**TASK:** Extract the whole listing as it stands. Do not include the pictures.

━━ DATA EXCERPT ━━

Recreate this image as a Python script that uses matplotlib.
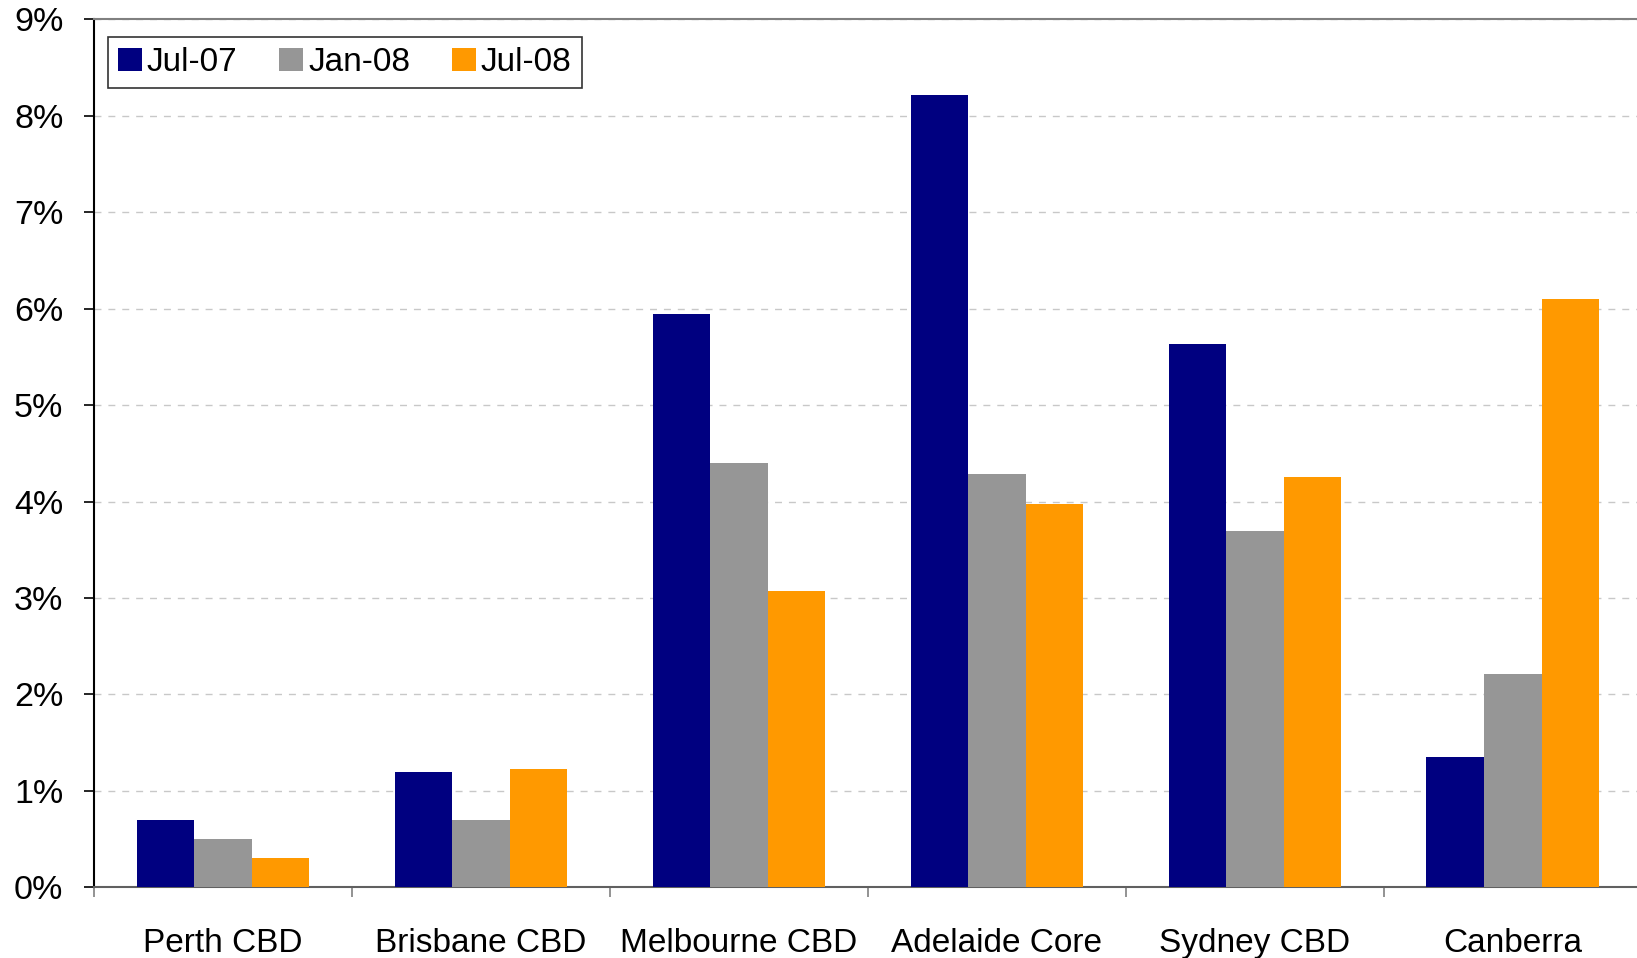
import numpy as np
import matplotlib
matplotlib.use("Agg")
import matplotlib.pyplot as plt
from matplotlib.ticker import FixedLocator, NullFormatter

plt.rcParams['font.family'] = ['Liberation Sans', 'DejaVu Sans']

regions = ["Perth CBD", "Brisbane CBD", "Melbourne CBD", "Adelaide Core", "Sydney CBD", "Canberra"]
series = ["Jul-07", "Jan-08", "Jul-08"]
jul07 = [0.70, 1.20, 5.94, 8.21, 5.63, 1.35]
jan08 = [0.50, 0.70, 4.40, 4.29, 3.69, 2.21]
jul08 = [0.30, 1.23, 3.07, 3.97, 4.25, 6.10]
colors = ["#000080", "#969696", "#FF9900"]

fig = plt.figure(figsize=(16.37, 9.58), dpi=100)
ax = fig.add_axes([0.0574, 0.0737, 0.9455, 0.9063])

x = np.arange(len(regions))
w = 0.223
for i, (vals, name) in enumerate(zip([jul07, jan08, jul08], series)):
    ax.bar(x + (i - 1) * w, vals, width=w, color=colors[i], label=name, zorder=3)

ax.set_xlim(-0.5, len(regions) - 0.5)
ax.set_ylim(0, 9)
ax.set_yticks(range(0, 10))
ax.set_yticklabels([f"{v}%" for v in range(0, 10)], fontsize=24.5)
ax.yaxis.grid(True, linestyle=(0, (5, 5)), color="#c8c8c8", linewidth=1, zorder=0)

# category boundaries as major ticks, labels on minor ticks
ax.xaxis.set_major_locator(FixedLocator(np.arange(-0.5, len(regions), 1.0)))
ax.xaxis.set_major_formatter(NullFormatter())
ax.xaxis.set_minor_locator(FixedLocator(x))
ax.set_xticklabels(regions, minor=True, fontsize=24)
ax.tick_params(axis='x', which='major', length=7, width=1.2, color="#808080", direction='out')
ax.tick_params(axis='x', which='minor', length=0, pad=29)
ax.tick_params(axis='y', length=7, width=1.2, direction='out', pad=15)

ax.spines['right'].set_visible(False)
ax.spines['top'].set_color("#808080")
ax.spines['top'].set_linewidth(1.5)
ax.spines['bottom'].set_color("#606060")
ax.spines['bottom'].set_linewidth(1.5)
ax.spines['left'].set_color("black")
ax.spines['left'].set_linewidth(1.5)

leg = ax.legend(loc='upper left', bbox_to_anchor=(0.009, 0.979), ncol=3, fontsize=24,
                frameon=True, fancybox=False, edgecolor="black", handlelength=0.72,
                handleheight=0.7, handletextpad=0.15, columnspacing=1.25,
                borderpad=0.3, borderaxespad=0)
leg.get_frame().set_linewidth(1.2)

fig.savefig("out.png", dpi=100)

━━━

**EXERCISE SOLUTION:**
Recreate this image as a Python script that uses matplotlib.
import numpy as np
import matplotlib
matplotlib.use("Agg")
import matplotlib.pyplot as plt
from matplotlib.ticker import FixedLocator, NullFormatter

plt.rcParams['font.family'] = ['Liberation Sans', 'DejaVu Sans']

regions = ["Perth CBD", "Brisbane CBD", "Melbourne CBD", "Adelaide Core", "Sydney CBD", "Canberra"]
series = ["Jul-07", "Jan-08", "Jul-08"]
jul07 = [0.70, 1.20, 5.94, 8.21, 5.63, 1.35]
jan08 = [0.50, 0.70, 4.40, 4.29, 3.69, 2.21]
jul08 = [0.30, 1.23, 3.07, 3.97, 4.25, 6.10]
colors = ["#000080", "#969696", "#FF9900"]

fig = plt.figure(figsize=(16.37, 9.58), dpi=100)
ax = fig.add_axes([0.0574, 0.0737, 0.9455, 0.9063])

x = np.arange(len(regions))
w = 0.223
for i, (vals, name) in enumerate(zip([jul07, jan08, jul08], series)):
    ax.bar(x + (i - 1) * w, vals, width=w, color=colors[i], label=name, zorder=3)

ax.set_xlim(-0.5, len(regions) - 0.5)
ax.set_ylim(0, 9)
ax.set_yticks(range(0, 10))
ax.set_yticklabels([f"{v}%" for v in range(0, 10)], fontsize=24.5)
ax.yaxis.grid(True, linestyle=(0, (5, 5)), color="#c8c8c8", linewidth=1, zorder=0)

# category boundaries as major ticks, labels on minor ticks
ax.xaxis.set_major_locator(FixedLocator(np.arange(-0.5, len(regions), 1.0)))
ax.xaxis.set_major_formatter(NullFormatter())
ax.xaxis.set_minor_locator(FixedLocator(x))
ax.set_xticklabels(regions, minor=True, fontsize=24)
ax.tick_params(axis='x', which='major', length=7, width=1.2, color="#808080", direction='out')
ax.tick_params(axis='x', which='minor', length=0, pad=29)
ax.tick_params(axis='y', length=7, width=1.2, direction='out', pad=15)

ax.spines['right'].set_visible(False)
ax.spines['top'].set_color("#808080")
ax.spines['top'].set_linewidth(1.5)
ax.spines['bottom'].set_color("#606060")
ax.spines['bottom'].set_linewidth(1.5)
ax.spines['left'].set_color("black")
ax.spines['left'].set_linewidth(1.5)

leg = ax.legend(loc='upper left', bbox_to_anchor=(0.009, 0.979), ncol=3, fontsize=24,
                frameon=True, fancybox=False, edgecolor="black", handlelength=0.72,
                handleheight=0.7, handletextpad=0.15, columnspacing=1.25,
                borderpad=0.3, borderaxespad=0)
leg.get_frame().set_linewidth(1.2)

fig.savefig("out.png", dpi=100)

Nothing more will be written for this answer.